Ante as novas forças que ascendiam ao assalto da medievalidade, Bosch tomou consciência dos novos valores que o rodeavam, apelando para outros continentes da imaginação. A sua alma inquieta e inquietante, aproveitando as férias da legalidade racional provocadas pelo cansaço da civilização dessa época, encontrava tanto no consciente colectivo da Flandres, sempre atenta ao diabólico, como no seu inconsciente individual epessoal, atormentado por agitações suspeitas, uma injunção para libertar a avidez das tentações. As suas imagens reflectem preocupações tipicamente medievais: pecados, tentações, histórias de santos, tudo transmitido com cores delicadas, justapostas com equilíbrio e refinada sabedoria pictórica. Hieronymus Bosch inspirou-se sempre, mesmo nas suas obras mais percorridas pelo fantástico, em aspectos do quotidiano. No entanto, é evidente a grande transformação que o artista faz dele. É o caso da chamada “Nave dos Loucos”, por exemplo, obra situada por volta de 1500. O tema do quadro é o mesmo do poema de Sebastian Brandt, “Das Narrenshiff”, publicado em Basileia, no ano de 1494, em dialecto estrasburguês. Esta obra literária depressa foi objecto de grande difusão, adquirindo notoriedade por tal forma que foi inclusive publicada em latim pouco tempo depois. Por isso não causam estranheza as coincidências temáticas entre o poema de Brandt e a pintura de Bosch.

Ludwig von Baldass, considerado o maior conhecedor da obra boschiana, afirma: “Pelos problemas que coloca, ele está absolutamente sozinho.
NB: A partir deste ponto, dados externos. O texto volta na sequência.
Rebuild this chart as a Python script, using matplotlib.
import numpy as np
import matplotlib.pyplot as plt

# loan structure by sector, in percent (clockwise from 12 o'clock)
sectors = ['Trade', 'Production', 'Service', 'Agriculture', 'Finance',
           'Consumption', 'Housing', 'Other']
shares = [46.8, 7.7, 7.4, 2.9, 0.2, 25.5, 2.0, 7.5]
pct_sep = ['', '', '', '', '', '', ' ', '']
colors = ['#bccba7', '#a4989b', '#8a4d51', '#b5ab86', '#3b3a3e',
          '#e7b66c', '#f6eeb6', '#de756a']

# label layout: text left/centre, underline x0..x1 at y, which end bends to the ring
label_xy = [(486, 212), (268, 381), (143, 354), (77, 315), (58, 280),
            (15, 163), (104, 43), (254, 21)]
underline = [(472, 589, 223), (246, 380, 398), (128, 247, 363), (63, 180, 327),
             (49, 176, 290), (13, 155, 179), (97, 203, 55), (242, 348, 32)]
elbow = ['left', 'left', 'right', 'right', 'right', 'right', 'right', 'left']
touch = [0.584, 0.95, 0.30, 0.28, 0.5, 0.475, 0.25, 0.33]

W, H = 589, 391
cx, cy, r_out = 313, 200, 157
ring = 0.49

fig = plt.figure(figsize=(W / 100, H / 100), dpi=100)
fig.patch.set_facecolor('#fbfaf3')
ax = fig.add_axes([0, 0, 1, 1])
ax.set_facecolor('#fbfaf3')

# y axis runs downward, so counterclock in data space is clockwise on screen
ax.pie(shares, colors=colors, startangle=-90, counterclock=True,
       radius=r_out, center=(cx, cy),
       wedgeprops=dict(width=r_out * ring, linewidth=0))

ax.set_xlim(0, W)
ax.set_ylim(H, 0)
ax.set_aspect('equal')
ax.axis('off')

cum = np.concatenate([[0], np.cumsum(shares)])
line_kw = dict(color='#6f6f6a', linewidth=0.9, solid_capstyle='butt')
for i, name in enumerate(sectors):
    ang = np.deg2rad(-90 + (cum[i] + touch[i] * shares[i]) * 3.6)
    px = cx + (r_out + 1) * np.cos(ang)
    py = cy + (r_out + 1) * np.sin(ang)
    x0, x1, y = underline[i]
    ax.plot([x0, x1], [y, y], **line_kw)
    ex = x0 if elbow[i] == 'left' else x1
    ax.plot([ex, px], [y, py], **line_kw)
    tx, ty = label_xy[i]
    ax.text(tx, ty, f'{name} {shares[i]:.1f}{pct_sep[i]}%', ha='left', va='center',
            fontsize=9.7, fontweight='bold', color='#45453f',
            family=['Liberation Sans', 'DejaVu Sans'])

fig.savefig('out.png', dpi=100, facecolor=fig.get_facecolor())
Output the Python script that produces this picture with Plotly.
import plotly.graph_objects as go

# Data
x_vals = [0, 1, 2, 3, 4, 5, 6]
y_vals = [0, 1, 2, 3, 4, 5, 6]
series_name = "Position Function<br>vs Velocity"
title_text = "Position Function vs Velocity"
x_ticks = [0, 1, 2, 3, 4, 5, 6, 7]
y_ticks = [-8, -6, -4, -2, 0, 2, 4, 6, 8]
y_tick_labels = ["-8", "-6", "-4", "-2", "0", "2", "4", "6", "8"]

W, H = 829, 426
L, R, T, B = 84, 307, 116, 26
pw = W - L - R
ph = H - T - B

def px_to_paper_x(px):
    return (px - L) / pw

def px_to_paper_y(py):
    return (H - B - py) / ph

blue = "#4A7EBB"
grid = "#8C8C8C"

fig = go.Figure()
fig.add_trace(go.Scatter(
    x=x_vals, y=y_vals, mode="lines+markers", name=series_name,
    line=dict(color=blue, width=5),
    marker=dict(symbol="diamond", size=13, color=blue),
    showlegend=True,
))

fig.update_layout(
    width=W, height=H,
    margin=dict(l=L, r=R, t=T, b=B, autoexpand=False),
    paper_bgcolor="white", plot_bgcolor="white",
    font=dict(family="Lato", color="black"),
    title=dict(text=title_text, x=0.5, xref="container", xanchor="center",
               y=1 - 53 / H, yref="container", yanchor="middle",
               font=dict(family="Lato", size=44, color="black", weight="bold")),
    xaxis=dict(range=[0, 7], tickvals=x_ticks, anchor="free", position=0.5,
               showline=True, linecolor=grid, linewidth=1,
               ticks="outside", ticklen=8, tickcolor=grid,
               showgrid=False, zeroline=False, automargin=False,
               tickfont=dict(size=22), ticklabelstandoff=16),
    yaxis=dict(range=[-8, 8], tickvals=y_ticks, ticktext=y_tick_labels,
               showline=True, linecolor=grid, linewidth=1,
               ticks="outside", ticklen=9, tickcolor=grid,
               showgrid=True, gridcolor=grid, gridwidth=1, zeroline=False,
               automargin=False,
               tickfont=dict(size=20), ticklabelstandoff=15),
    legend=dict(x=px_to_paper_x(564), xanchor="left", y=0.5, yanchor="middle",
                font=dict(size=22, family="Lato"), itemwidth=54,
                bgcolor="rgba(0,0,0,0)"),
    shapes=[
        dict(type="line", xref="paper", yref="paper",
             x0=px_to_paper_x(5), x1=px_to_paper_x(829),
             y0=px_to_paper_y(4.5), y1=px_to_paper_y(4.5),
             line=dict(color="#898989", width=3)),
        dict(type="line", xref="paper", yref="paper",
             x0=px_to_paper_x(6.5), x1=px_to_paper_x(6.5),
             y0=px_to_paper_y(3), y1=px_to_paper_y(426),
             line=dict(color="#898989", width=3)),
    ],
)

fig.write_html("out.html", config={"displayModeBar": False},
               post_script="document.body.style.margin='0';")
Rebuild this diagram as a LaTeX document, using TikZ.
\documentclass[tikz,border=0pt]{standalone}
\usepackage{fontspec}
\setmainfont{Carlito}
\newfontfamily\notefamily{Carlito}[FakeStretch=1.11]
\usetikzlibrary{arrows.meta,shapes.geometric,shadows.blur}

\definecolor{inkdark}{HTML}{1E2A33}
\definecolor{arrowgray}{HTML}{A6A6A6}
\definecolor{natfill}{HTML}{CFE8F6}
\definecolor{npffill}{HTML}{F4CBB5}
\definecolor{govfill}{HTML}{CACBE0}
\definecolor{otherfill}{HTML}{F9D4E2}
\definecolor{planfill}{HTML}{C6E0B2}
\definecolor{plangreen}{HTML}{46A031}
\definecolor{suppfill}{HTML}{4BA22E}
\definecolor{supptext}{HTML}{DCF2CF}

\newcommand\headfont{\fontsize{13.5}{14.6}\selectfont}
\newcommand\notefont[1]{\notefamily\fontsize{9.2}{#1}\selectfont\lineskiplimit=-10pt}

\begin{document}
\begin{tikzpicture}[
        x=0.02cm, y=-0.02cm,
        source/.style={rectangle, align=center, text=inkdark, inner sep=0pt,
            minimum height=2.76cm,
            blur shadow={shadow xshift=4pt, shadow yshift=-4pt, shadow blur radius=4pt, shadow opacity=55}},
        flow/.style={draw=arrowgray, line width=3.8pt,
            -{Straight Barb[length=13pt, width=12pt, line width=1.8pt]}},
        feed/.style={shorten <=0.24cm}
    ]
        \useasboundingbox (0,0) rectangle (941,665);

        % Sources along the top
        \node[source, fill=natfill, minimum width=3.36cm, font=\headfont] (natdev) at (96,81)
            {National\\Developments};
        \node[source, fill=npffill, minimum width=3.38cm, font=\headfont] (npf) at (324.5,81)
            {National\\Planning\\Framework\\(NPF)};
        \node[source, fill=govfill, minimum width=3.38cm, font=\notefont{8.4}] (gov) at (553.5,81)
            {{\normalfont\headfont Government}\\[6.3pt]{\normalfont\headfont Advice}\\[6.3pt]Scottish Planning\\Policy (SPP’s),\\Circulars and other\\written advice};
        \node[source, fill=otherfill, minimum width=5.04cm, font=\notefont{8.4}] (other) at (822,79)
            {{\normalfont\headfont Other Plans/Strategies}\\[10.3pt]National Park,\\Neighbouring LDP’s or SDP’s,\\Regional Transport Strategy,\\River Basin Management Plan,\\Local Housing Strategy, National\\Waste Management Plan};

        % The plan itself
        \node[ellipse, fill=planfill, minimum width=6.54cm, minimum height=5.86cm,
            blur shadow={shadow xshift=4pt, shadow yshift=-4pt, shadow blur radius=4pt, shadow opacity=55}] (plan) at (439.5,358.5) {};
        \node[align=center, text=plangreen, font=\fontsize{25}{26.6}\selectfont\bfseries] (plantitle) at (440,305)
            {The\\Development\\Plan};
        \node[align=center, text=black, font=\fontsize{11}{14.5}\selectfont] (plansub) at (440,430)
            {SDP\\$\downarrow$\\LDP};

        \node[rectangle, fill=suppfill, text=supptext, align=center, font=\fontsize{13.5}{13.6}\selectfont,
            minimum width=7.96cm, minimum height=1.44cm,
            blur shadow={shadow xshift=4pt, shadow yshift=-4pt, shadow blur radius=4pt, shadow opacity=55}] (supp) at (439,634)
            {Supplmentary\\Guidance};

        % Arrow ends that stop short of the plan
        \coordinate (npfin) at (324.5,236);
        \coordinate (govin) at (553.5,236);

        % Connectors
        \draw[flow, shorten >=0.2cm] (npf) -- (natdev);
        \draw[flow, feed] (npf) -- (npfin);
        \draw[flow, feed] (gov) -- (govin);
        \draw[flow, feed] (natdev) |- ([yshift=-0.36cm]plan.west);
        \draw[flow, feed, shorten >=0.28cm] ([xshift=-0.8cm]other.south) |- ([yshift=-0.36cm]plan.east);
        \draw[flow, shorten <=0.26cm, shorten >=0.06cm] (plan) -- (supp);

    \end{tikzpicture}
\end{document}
É o grande solitário da História da Arte. É o pintor que, através da sua arte – que está historicamente à altura da sua época – quer mais do que os outros. Não aspira a divertir, a instruir ou a educar, mas a criticar e a profetizar. Apresenta à Humanidade um espelho de duas faces. Nele, a Humanidade vê reflectida, por um lado a sua necessidade e a sua perversidade; por outro, as consequências terríveis, no Além, resultantes dos seus pecados mortais. Nesse sentido, Bosch continua a ser um filho da Idade Média; mas, pela maneira totalmente independente nos exemplos que emprega para representar as suas concepções dentro das manifestações artísticas, ele pertence aos tempos modernos. Dessa forma, encontra-se no limite entre duas épocas”.

Aqui tocamos um ponto importante em relação ao problema que nos propusemos tratar. É que nunca o clima espiritual onde o mestre quatrocentista realizou as suas profundas sondagens se aproximou tanto, conforme parece, do similar hoje existente no mundo. Nunca a efémera passagem do homem pela Terra e as preocupações a ela ligadas, tratadas pelo artista flamengo ousadamente em relação à época, foram novamente tão longe como no nosso tempo.

"No fundo, o homem actual como o do tempo de Hieronymus Bosch – como afinal o de todas as épocas – não será dominado por preocupações idênticas?". O fenómeno da equivalência, caso exista na realidade, só é devido ao facto dessas preocupações, latentes noutras épocas, terem agora adquirido uma acuidade que já deve ter ultrapassado em muito as dos homens que viveram no decurso do dramático período de transição do século XV para o século XVI.